>>

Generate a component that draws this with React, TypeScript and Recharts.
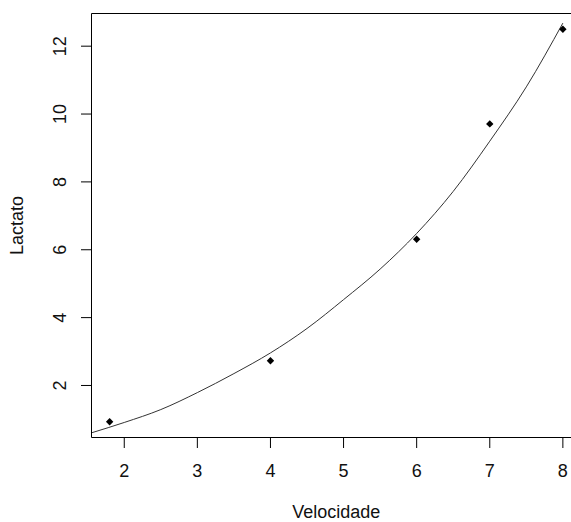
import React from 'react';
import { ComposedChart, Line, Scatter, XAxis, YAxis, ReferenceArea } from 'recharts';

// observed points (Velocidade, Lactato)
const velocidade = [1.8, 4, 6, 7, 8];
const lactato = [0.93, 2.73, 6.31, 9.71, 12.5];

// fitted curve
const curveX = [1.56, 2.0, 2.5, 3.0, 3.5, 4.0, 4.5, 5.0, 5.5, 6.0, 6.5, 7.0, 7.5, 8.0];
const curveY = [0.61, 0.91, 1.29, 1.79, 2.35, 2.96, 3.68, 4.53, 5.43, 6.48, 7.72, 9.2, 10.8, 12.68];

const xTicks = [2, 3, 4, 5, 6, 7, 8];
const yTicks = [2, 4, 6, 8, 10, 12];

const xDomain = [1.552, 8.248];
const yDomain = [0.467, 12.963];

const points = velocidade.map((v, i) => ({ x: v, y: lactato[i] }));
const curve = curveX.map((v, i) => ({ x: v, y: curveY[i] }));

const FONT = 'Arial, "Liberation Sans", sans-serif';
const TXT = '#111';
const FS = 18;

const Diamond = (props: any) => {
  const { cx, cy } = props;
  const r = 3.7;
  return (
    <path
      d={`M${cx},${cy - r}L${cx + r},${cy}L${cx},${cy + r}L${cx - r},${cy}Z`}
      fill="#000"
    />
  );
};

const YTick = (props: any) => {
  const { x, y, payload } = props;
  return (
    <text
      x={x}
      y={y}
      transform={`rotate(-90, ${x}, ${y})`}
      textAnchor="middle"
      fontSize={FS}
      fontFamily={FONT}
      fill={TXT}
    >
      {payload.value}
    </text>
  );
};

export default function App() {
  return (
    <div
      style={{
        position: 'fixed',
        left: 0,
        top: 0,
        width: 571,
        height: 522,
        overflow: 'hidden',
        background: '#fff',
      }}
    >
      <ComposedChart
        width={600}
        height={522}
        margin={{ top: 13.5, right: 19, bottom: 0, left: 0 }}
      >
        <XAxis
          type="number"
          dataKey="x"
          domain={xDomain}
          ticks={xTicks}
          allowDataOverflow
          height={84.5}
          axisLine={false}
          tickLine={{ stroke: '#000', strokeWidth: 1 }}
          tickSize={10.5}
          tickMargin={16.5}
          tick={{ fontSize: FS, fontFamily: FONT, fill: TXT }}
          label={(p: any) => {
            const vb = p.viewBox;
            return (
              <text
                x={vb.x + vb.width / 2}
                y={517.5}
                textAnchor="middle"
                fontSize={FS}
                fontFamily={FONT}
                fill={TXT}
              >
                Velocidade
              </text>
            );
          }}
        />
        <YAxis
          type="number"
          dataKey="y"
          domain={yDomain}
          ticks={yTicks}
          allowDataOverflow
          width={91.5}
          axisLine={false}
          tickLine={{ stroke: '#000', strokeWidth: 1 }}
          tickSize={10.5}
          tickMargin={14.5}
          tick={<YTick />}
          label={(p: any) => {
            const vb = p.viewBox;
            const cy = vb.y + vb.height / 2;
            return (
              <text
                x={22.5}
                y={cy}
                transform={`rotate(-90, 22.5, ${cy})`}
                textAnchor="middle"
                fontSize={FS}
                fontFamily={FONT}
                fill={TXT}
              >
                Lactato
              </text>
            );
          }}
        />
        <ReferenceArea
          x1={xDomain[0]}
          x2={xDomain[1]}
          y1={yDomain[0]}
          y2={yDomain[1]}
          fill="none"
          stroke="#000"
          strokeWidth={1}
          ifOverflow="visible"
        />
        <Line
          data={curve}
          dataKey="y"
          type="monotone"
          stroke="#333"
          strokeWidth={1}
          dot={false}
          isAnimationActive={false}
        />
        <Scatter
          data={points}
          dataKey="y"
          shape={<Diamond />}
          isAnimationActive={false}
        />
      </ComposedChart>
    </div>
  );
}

<<

Task directions
Everything from the top line of the data down to and including the line with "9.2, 10.8, 12.68];" is to be copied, except the pictures.

Solution to this task
Generate a component that draws this with React, TypeScript and Recharts.
import React from 'react';
import { ComposedChart, Line, Scatter, XAxis, YAxis, ReferenceArea } from 'recharts';

// observed points (Velocidade, Lactato)
const velocidade = [1.8, 4, 6, 7, 8];
const lactato = [0.93, 2.73, 6.31, 9.71, 12.5];

// fitted curve
const curveX = [1.56, 2.0, 2.5, 3.0, 3.5, 4.0, 4.5, 5.0, 5.5, 6.0, 6.5, 7.0, 7.5, 8.0];
const curveY = [0.61, 0.91, 1.29, 1.79, 2.35, 2.96, 3.68, 4.53, 5.43, 6.48, 7.72, 9.2, 10.8, 12.68];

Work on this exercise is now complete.